▸ DATA PROVIDED
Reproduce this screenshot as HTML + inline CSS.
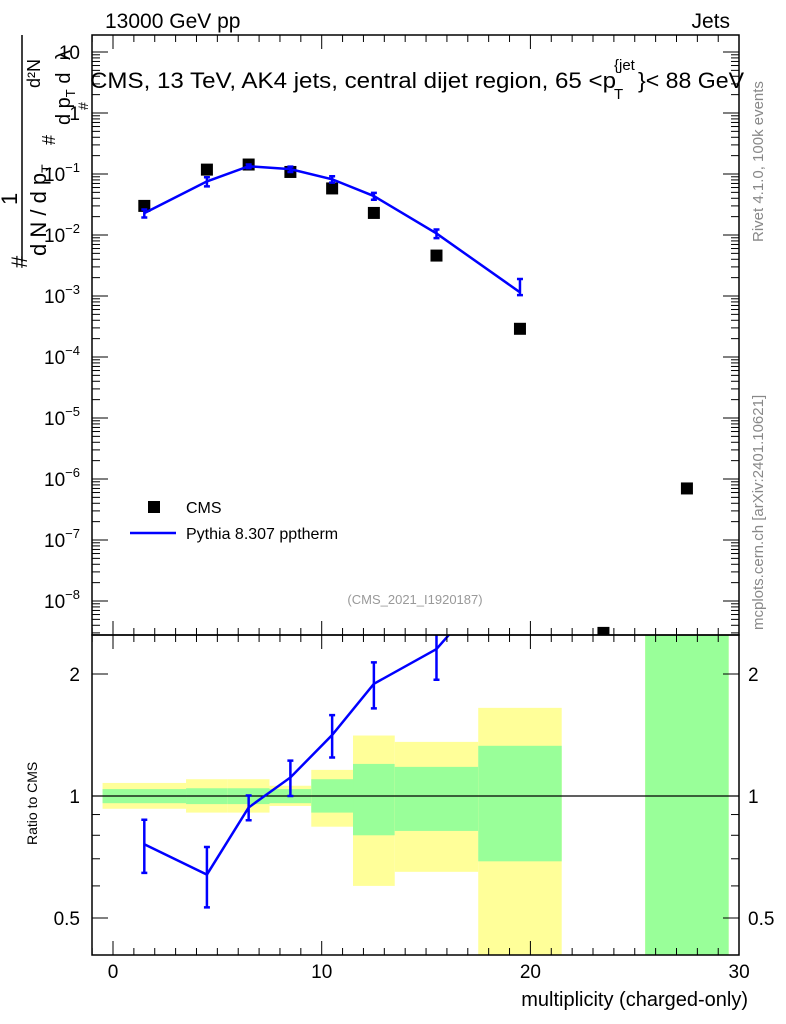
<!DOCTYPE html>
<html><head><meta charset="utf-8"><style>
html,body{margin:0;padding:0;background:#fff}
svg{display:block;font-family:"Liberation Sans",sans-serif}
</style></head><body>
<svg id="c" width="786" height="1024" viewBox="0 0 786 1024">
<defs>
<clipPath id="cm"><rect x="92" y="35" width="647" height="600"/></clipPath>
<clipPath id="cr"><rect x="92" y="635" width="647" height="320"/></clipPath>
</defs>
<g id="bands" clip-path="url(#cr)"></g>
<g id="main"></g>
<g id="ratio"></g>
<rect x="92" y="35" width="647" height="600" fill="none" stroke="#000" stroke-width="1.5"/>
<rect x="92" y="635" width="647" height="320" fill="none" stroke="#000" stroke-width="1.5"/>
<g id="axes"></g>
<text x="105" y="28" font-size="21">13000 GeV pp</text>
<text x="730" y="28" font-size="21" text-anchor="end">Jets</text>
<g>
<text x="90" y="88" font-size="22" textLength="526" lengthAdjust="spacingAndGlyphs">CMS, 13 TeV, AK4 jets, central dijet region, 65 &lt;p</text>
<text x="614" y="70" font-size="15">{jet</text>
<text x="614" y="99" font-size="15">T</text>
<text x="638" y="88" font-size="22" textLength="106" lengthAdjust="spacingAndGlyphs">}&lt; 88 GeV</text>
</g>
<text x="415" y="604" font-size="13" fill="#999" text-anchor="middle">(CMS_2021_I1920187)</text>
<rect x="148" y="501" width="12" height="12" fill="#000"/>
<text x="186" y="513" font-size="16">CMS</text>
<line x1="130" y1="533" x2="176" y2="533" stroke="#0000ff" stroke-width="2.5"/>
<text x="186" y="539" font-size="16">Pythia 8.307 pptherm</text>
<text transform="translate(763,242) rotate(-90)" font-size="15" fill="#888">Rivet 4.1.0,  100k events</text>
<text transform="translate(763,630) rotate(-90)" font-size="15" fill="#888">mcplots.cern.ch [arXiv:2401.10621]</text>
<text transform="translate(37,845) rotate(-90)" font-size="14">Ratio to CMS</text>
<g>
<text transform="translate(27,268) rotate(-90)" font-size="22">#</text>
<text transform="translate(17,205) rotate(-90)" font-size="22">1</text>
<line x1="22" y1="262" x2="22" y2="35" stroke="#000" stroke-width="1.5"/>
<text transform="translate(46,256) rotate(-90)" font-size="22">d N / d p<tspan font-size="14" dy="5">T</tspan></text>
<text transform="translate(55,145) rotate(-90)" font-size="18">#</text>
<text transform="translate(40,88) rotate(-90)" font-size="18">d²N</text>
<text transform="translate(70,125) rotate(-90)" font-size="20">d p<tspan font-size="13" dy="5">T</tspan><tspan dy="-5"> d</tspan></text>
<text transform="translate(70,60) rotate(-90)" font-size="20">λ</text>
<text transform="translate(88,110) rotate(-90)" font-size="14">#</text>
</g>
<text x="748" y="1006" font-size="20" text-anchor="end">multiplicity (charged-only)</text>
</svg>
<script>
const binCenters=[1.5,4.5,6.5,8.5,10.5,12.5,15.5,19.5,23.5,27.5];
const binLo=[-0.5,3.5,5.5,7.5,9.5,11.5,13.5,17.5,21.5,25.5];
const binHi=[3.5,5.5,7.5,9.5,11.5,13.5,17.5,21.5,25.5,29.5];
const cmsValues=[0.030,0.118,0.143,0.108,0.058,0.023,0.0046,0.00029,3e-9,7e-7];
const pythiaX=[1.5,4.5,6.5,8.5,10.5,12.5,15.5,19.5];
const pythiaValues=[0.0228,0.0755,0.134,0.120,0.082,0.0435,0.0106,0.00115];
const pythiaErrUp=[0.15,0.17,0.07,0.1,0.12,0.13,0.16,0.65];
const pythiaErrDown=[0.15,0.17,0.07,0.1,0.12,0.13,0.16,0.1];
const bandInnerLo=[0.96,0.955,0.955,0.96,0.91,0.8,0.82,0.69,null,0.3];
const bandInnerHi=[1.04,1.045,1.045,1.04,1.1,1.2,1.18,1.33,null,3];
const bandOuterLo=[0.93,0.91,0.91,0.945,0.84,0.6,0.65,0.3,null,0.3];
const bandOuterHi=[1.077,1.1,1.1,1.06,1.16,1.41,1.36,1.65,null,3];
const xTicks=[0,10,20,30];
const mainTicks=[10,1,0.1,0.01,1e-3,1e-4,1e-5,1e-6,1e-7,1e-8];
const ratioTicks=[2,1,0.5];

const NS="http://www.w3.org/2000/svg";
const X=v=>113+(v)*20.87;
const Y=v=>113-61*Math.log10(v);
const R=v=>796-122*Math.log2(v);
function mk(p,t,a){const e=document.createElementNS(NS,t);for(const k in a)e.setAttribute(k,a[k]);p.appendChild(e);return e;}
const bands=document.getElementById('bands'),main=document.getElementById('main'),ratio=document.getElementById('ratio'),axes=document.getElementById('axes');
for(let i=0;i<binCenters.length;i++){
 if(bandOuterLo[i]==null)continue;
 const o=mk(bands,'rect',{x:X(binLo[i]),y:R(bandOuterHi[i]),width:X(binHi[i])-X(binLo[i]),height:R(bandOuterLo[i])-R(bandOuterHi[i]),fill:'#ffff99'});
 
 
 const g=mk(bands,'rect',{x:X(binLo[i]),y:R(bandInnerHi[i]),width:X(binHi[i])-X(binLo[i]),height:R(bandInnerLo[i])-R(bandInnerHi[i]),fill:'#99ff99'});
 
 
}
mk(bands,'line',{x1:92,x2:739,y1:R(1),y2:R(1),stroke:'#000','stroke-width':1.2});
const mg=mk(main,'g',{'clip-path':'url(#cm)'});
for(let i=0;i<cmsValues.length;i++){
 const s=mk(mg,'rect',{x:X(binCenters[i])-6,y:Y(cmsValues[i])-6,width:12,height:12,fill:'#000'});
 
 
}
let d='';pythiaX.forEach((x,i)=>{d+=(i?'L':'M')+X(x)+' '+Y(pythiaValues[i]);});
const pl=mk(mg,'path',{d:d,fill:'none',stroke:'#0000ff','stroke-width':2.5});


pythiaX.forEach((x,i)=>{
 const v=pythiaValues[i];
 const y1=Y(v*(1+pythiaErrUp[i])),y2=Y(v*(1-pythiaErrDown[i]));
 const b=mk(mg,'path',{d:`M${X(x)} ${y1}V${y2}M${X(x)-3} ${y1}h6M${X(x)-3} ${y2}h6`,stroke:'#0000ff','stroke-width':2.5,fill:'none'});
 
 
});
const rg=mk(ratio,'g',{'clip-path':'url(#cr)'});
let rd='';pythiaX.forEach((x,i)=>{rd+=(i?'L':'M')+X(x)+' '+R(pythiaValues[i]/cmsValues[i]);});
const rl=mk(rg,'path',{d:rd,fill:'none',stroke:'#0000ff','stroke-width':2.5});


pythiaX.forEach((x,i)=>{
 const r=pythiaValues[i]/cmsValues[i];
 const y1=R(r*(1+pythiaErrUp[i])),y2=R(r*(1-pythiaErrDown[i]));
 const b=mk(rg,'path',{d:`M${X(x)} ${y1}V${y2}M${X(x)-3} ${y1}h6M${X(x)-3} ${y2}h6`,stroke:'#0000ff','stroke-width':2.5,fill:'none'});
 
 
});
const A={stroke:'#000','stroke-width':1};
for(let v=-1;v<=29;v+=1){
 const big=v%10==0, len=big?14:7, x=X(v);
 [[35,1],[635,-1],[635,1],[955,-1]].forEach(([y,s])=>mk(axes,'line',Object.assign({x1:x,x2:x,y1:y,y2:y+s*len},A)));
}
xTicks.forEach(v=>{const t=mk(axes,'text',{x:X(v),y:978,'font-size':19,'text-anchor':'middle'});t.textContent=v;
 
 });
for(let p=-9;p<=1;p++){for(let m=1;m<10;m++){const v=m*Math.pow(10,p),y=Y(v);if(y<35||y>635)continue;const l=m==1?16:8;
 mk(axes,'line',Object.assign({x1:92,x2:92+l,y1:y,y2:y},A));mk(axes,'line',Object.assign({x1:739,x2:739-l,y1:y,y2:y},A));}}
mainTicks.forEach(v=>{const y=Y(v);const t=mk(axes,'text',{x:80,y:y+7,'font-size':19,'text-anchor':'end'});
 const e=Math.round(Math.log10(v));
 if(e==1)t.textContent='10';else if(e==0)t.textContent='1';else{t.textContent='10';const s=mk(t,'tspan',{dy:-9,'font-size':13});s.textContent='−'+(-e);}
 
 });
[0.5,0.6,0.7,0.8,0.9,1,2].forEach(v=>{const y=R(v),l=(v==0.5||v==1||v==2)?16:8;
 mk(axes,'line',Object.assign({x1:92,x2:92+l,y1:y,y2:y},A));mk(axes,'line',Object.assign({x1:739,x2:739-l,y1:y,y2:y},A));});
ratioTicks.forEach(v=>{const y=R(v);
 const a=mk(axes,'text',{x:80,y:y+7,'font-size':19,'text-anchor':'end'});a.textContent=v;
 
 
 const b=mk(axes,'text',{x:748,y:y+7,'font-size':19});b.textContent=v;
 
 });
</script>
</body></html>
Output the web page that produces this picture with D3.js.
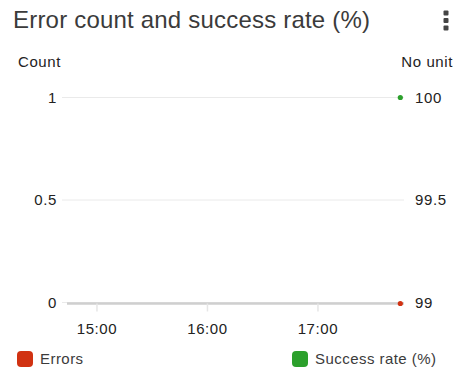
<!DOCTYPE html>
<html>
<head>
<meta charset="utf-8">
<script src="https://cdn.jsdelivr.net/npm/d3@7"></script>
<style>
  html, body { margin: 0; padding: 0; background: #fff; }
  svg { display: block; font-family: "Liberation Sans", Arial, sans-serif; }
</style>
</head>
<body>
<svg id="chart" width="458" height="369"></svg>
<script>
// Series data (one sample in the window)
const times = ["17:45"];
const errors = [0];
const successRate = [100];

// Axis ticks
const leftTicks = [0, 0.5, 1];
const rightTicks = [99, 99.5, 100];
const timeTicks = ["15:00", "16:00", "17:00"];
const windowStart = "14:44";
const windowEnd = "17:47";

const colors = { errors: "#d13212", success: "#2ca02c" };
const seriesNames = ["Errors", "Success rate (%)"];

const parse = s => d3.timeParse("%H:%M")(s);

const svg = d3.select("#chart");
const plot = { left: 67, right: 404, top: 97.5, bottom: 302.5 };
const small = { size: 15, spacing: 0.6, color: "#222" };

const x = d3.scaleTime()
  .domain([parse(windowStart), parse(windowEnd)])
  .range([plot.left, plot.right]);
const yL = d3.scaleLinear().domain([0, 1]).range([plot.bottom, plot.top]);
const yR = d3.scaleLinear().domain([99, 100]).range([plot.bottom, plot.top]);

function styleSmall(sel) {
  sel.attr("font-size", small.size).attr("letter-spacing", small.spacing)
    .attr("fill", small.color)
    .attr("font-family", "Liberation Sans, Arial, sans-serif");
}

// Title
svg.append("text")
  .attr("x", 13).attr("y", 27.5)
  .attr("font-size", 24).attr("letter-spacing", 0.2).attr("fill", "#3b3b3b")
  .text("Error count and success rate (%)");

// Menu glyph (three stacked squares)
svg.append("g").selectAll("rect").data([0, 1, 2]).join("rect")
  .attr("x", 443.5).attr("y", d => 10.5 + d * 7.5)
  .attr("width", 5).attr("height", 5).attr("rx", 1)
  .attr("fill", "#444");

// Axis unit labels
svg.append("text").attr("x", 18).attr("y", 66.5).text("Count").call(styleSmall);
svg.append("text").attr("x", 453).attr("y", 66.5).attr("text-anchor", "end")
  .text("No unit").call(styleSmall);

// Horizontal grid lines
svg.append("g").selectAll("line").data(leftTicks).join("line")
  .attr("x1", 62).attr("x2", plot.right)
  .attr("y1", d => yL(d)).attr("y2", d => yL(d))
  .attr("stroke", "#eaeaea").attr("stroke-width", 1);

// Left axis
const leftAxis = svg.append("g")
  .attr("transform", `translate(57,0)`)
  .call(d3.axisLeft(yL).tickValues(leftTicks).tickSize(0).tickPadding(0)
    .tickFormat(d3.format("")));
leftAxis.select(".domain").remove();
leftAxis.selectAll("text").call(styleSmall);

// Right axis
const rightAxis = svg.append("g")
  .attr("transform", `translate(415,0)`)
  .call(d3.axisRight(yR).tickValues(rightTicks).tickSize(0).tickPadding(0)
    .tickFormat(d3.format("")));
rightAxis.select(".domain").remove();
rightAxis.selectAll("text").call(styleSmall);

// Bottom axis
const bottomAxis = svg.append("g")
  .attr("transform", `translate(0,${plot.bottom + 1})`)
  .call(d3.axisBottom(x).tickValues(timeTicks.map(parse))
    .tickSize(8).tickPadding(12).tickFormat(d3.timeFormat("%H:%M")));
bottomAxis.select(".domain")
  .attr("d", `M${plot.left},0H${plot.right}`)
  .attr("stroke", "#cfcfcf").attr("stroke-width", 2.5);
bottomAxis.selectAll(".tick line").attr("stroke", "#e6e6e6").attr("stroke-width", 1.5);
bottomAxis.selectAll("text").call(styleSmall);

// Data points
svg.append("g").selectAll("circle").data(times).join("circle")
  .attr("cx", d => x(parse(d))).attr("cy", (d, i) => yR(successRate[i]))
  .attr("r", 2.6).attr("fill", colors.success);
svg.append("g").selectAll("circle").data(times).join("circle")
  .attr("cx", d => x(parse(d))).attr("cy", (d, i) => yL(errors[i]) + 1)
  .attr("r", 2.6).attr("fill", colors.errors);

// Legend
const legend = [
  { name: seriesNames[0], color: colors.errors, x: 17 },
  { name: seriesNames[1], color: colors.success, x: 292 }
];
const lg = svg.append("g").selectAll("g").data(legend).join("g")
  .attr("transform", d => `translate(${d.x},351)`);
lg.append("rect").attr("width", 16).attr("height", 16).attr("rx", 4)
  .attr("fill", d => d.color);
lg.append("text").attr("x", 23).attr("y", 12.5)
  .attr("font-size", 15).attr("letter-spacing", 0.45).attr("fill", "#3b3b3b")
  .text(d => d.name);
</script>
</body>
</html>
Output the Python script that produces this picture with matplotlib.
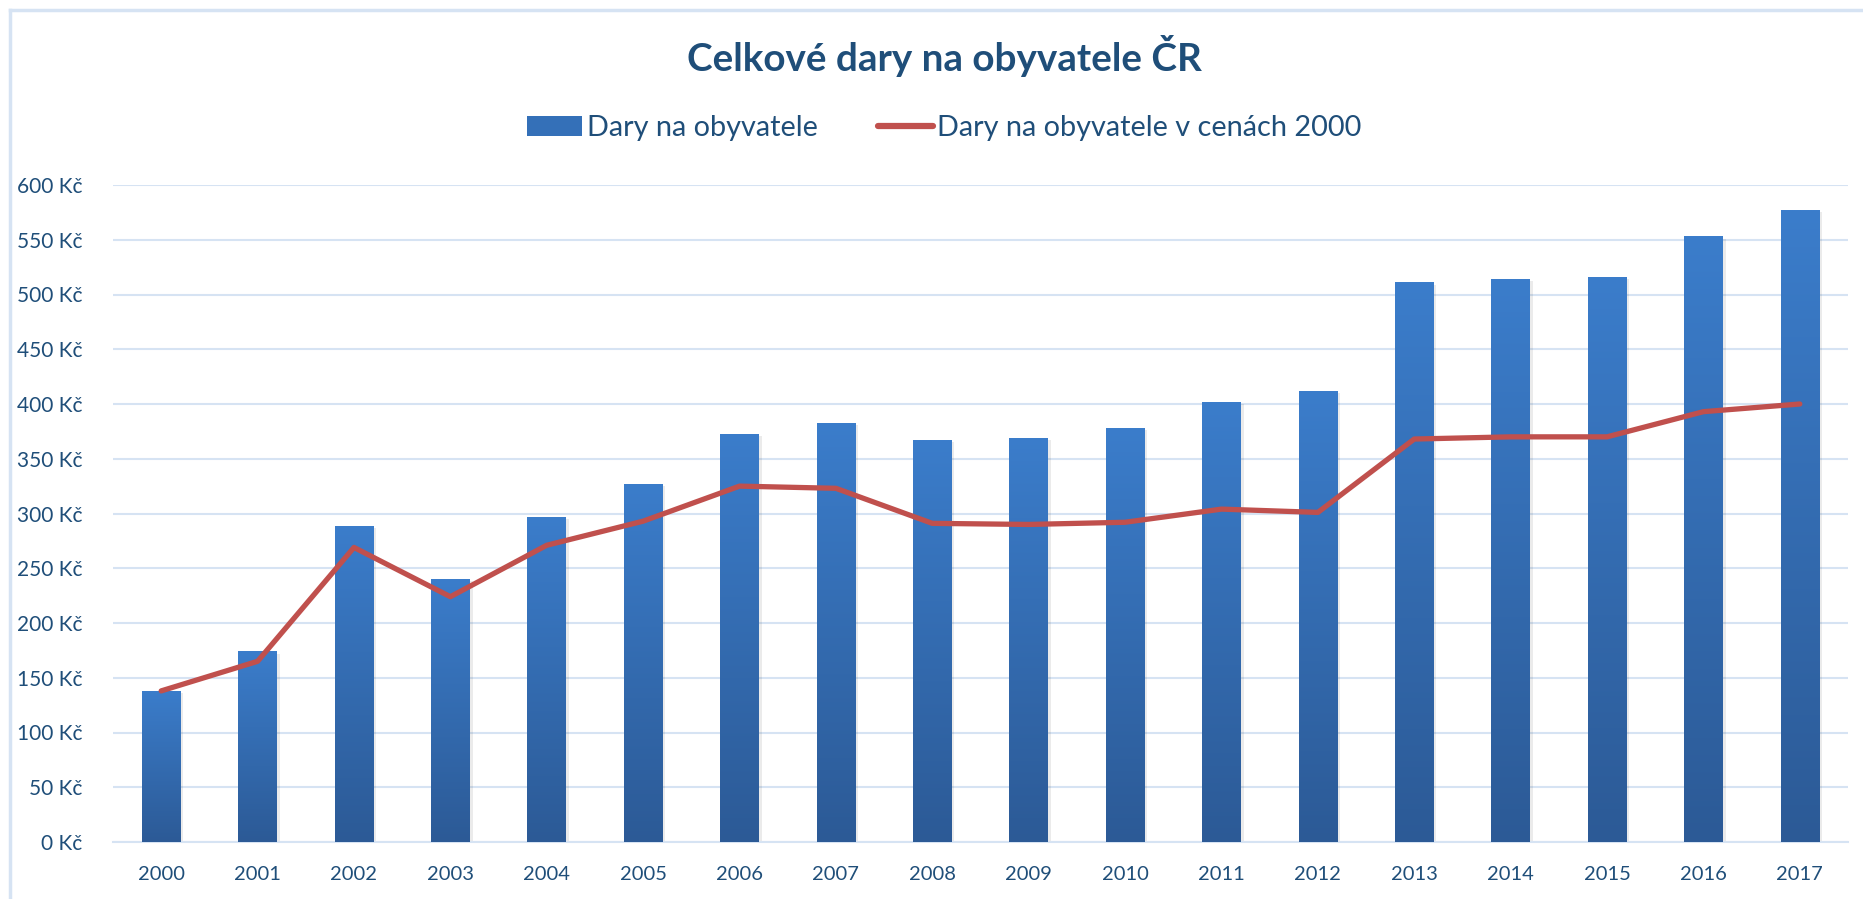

▸ DIRECTIONS
Leave out the pictures and transcribe exactly the lines from the one containing "Output the web" through the one containing "const successRate = [100];".

▸ RESULT FOR THIS TASK
Output the web page that produces this picture with D3.js.
<!DOCTYPE html>
<html>
<head>
<meta charset="utf-8">
<script src="https://cdn.jsdelivr.net/npm/d3@7"></script>
<style>
  html, body { margin: 0; padding: 0; background: #fff; }
  svg { display: block; font-family: "Liberation Sans", Arial, sans-serif; }
</style>
</head>
<body>
<svg id="chart" width="458" height="369"></svg>
<script>
// Series data (one sample in the window)
const times = ["17:45"];
const errors = [0];
const successRate = [100];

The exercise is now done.